Write out the listing below in full and exactly, leaving out every picture.
━━ MATERIAL PROVIDED
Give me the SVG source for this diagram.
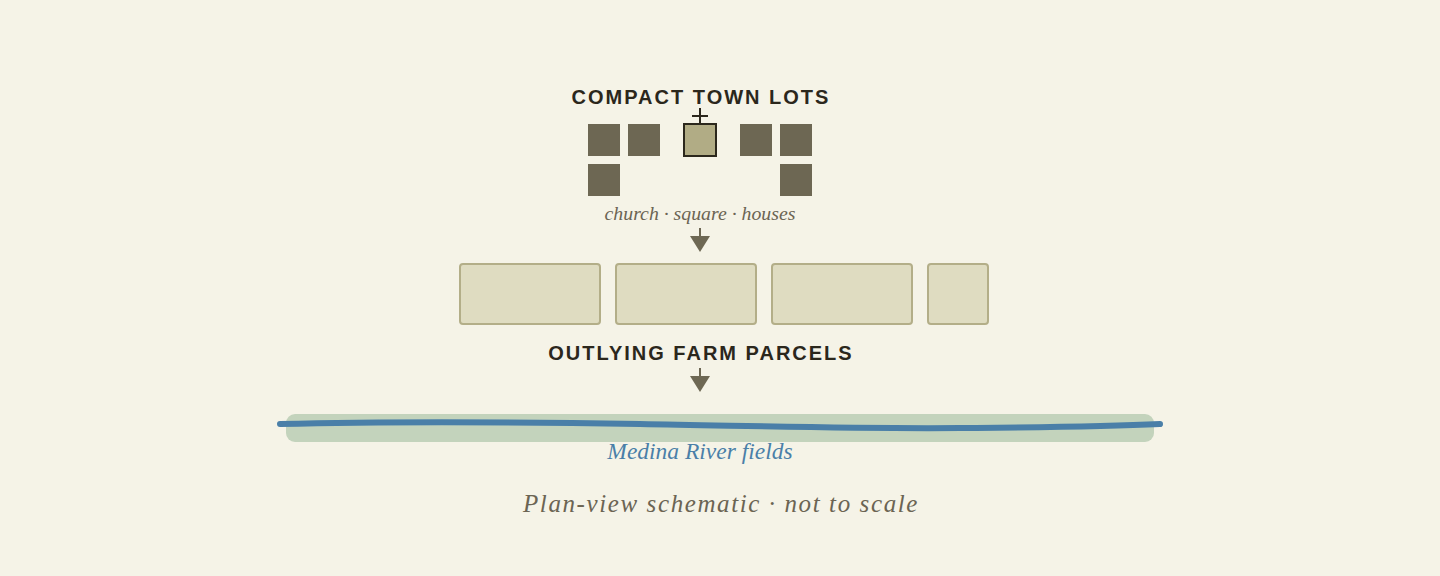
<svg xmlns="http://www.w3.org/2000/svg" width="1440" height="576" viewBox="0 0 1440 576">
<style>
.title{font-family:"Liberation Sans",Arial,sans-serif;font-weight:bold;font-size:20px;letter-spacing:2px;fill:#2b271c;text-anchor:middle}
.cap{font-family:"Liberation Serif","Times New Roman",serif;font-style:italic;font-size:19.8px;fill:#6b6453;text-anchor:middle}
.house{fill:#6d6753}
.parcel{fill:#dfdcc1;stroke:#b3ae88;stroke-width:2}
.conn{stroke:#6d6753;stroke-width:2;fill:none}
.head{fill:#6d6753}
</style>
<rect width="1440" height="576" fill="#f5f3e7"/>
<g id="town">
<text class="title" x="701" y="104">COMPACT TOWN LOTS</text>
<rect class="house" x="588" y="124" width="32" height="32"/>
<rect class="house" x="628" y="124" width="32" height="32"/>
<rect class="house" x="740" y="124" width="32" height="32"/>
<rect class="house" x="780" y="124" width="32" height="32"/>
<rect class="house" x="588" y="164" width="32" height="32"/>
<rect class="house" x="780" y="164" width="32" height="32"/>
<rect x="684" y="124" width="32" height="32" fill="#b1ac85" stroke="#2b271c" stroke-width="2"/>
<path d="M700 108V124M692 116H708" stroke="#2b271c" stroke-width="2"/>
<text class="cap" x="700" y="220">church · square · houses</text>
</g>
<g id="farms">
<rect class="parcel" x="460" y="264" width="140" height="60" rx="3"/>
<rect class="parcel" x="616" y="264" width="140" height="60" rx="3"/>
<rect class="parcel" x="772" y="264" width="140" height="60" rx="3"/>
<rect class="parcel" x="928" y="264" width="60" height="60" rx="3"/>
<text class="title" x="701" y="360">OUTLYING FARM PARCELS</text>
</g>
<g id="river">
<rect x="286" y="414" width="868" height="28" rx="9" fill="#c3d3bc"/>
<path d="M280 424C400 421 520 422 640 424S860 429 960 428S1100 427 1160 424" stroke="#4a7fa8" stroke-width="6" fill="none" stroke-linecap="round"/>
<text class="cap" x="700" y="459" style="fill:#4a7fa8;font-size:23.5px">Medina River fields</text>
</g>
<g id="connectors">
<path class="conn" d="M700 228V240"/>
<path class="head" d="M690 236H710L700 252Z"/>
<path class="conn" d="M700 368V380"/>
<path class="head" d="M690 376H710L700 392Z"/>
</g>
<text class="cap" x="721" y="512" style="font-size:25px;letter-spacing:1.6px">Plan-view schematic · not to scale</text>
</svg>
━━━━
### THE SOLUTION
Give me the SVG source for this diagram.
<svg xmlns="http://www.w3.org/2000/svg" width="1440" height="576" viewBox="0 0 1440 576">
<style>
.title{font-family:"Liberation Sans",Arial,sans-serif;font-weight:bold;font-size:20px;letter-spacing:2px;fill:#2b271c;text-anchor:middle}
.cap{font-family:"Liberation Serif","Times New Roman",serif;font-style:italic;font-size:19.8px;fill:#6b6453;text-anchor:middle}
.house{fill:#6d6753}
.parcel{fill:#dfdcc1;stroke:#b3ae88;stroke-width:2}
.conn{stroke:#6d6753;stroke-width:2;fill:none}
.head{fill:#6d6753}
</style>
<rect width="1440" height="576" fill="#f5f3e7"/>
<g id="town">
<text class="title" x="701" y="104">COMPACT TOWN LOTS</text>
<rect class="house" x="588" y="124" width="32" height="32"/>
<rect class="house" x="628" y="124" width="32" height="32"/>
<rect class="house" x="740" y="124" width="32" height="32"/>
<rect class="house" x="780" y="124" width="32" height="32"/>
<rect class="house" x="588" y="164" width="32" height="32"/>
<rect class="house" x="780" y="164" width="32" height="32"/>
<rect x="684" y="124" width="32" height="32" fill="#b1ac85" stroke="#2b271c" stroke-width="2"/>
<path d="M700 108V124M692 116H708" stroke="#2b271c" stroke-width="2"/>
<text class="cap" x="700" y="220">church · square · houses</text>
</g>
<g id="farms">
<rect class="parcel" x="460" y="264" width="140" height="60" rx="3"/>
<rect class="parcel" x="616" y="264" width="140" height="60" rx="3"/>
<rect class="parcel" x="772" y="264" width="140" height="60" rx="3"/>
<rect class="parcel" x="928" y="264" width="60" height="60" rx="3"/>
<text class="title" x="701" y="360">OUTLYING FARM PARCELS</text>
</g>
<g id="river">
<rect x="286" y="414" width="868" height="28" rx="9" fill="#c3d3bc"/>
<path d="M280 424C400 421 520 422 640 424S860 429 960 428S1100 427 1160 424" stroke="#4a7fa8" stroke-width="6" fill="none" stroke-linecap="round"/>
<text class="cap" x="700" y="459" style="fill:#4a7fa8;font-size:23.5px">Medina River fields</text>
</g>
<g id="connectors">
<path class="conn" d="M700 228V240"/>
<path class="head" d="M690 236H710L700 252Z"/>
<path class="conn" d="M700 368V380"/>
<path class="head" d="M690 376H710L700 392Z"/>
</g>
<text class="cap" x="721" y="512" style="font-size:25px;letter-spacing:1.6px">Plan-view schematic · not to scale</text>
</svg>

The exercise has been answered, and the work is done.